The rising importance of data center interconnections


By N K Data, Vice President- network services, NTT Ltd India

 India is fast becoming a digital juggernaut. Every company is becoming digital or is adopting a digital-first mindset. There is an app for almost every function or activity. The pace of digital adoption has led to enterprises increasing investments in their data centers. India’s data center industry is predicted to double capacity from 499MW in H1 2021 to 1008 MW by 2023.

As the number of data centers increases, it is critical to establish connectivity between different data centers, so that they can talk to each other. This inter-connectivity is critical as a data center today needs to be connected to a large ecosystem of data center providers, cloud service providers and telecom service providers. This plays a huge role in establishing a data center’s neutrality. If a data center is carrier neutral, it can enable interconnection between many service providers, which provides redundancy and flexibility. This also helps in reducing latency, and helps in improving the overall user experience.

Benefits of data center interconnections

This is also important as enterprise IT functions today need a highly-scalable, resilient and agile digital infrastructure. Enterprises want the network connectivity to be easily scalable with built-in network reliability, resiliency and agility.

If an enterprise has presence in multiple geographic regions, a global data center interconnect service provider can help in establishing an interconnection with an ecosystem of cloud service providers and other telecom partners. This interconnection can help enterprises solve a diverse range of complex connectivity issues over one physical connection. For instance, from a cloud connectivity perspective, an enterprise can connect to any of the major cloud service providers for compute, storage, network and other services. This can also be used to create cloud redundancy. Using data center interconnect technology, enterprises can also create network connectivity between their distributed data centers for disaster recovery or data backup replication purposes.

Depending on their specific needs, enterprises can opt for different types of data center interconnections. For example, an ISP can opt for a peering exchange to exchange IP traffic and avoid costs that are incurred in creating third-party networks for establishing connectivity. A physical link between two data centers can also be established to provide direct connectivity between termination points in a data center. Inter-site connectivity options can also be explored to reduce the probability of link failures. Service providers such as NTT also provide the option of multiple carriers to help enterprises with the option of a single redundant connectivity option, without the trouble of negotiating with multiple service providers.

As connectivity options are typically provided over private networks, they can be customized as per specific workloads. They are also hence more reliable and have much more predictability compared to public networks. Data center interconnectivity services can also integrate multiple services on a single port. This enables data center customers to deal with lesser IT infrastructure and links.

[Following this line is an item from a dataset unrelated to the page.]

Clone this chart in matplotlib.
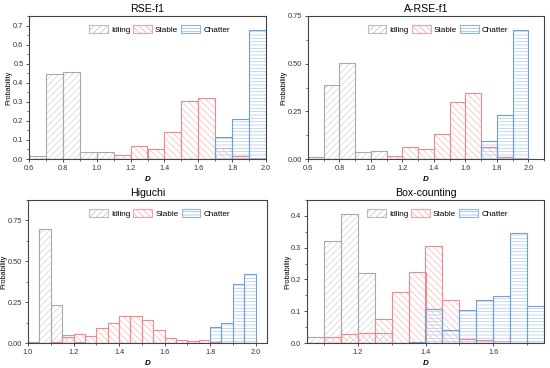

Being ready for the future

With multiple connectivity options, data center service providers have significant advantages over telecom service providers. With the growing preference for edge data centers, data center interconnectivity options will be vital for hyperscalers as they look at quickly expanding and be closer to users in regions where they do not have presence. Data center interconnectivity options will hence be pivotal in reducing latency and bring down the cost of bandwidth as more traffic can be exchanged locally.

In conclusion, data center interconnectivity options can help enterprises be ready for the future due to the ability to quickly interconnect every aspect of the IT infrastructure ecosystem (cloud, bandwidth options, telecom links etc). This is critical for success in a service-based economy where global enterprises have to create a highly-scalable, resilient and agile digital infrastructure for supporting new business models.